I took one Kasa plug and rotated it around the house for a week, plugging different “suspects” into it. The results were shocking.

Suspect 1: The “Off” Gaming PC

I have a gaming setup that I thought was asleep. The Truth: Even in sleep mode, the monitors, speakers, and tower were pulling about 15 watts continuously.

  • Cost: That’s roughly $20/year just to do nothing.

Suspect 2: The Space Heater

We used to run a space heater in the basement office because the central heat just didn’t reach that room well. The Truth: The Kasa app showed the heater was pulling a massive 1,500 Watts constantly. That’s about $0.25 per hour, or $40/month if run during work hours!

The Fix: I realized I was paying a fortune to heat a room that already had a vent—the air just wasn’t coming out strong enough. I ditched the space heater and installed an AC Infinity AIRTAP T6 Register Booster Fan.

Infinity AirTap T6

What it does: It replaces your standard vent cover and has quiet fans that “pull” the warm air from the ductwork into the room.

The Math: The booster fan uses about 8 Watts. The space heater used 1,500 Watts.

Result: The room is warm, and I stopped using the space heater entirely. The smart plug paid for itself just by showing me how much money I was burning.

Suspect 3: The Dehumidifier

This was the silent killer. It runs quietly in the background. The Truth: It was running 24/7, using more electricity than my refrigerator.


The Solution: Automation

Once you identify the vampires, the Kasa plug lets you drive a stake through their heart using Automation.

  1. For the PC: I set a schedule. “Turn off power completely at 1:00 AM.” This cuts the vampire draw to zero overnight.
  2. For the Space Heater: Set a timer “Turn off automatically after 60 minutes.” or if you already have vents, deploy the Booster Fan.
  3. For the Dehumidifier: I realized I only need it during humid days, not 24/7 in the winter.

Verdict: It Pays for Itself

A 4-pack of these plugs costs roughly $40. If you find just two devices wasting power (like a cable box, old TV, or coffee maker), the plugs pay for themselves in under a year.

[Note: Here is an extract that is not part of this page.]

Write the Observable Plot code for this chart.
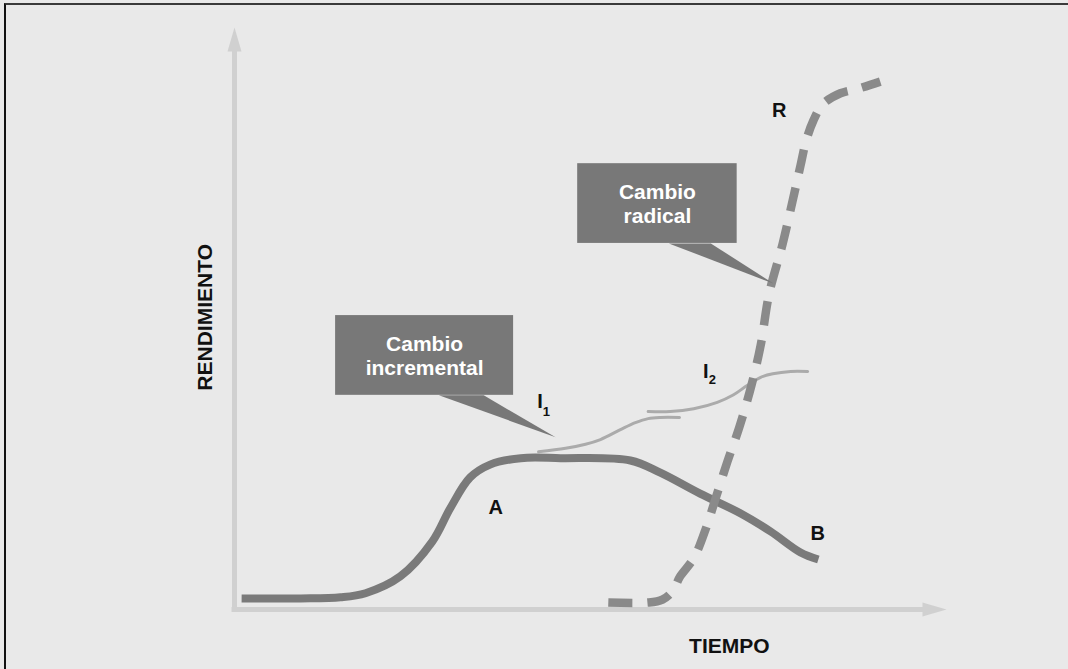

Stop guessing why your bill is high. Measure it.


Why the Kasa EP25?

I chose the TP-Link Kasa EP25 for three reasons:

  • The App Data: The energy dashboard is clean. It shows “Day”, “Month”, and “Year” usage graphs.
  • Size: It’s “Mini”, so it doesn’t block the second outlet on the wall.
  • HomeKit Support: Unlike older models, this one works natively with Apple Home, Alexa, and Google.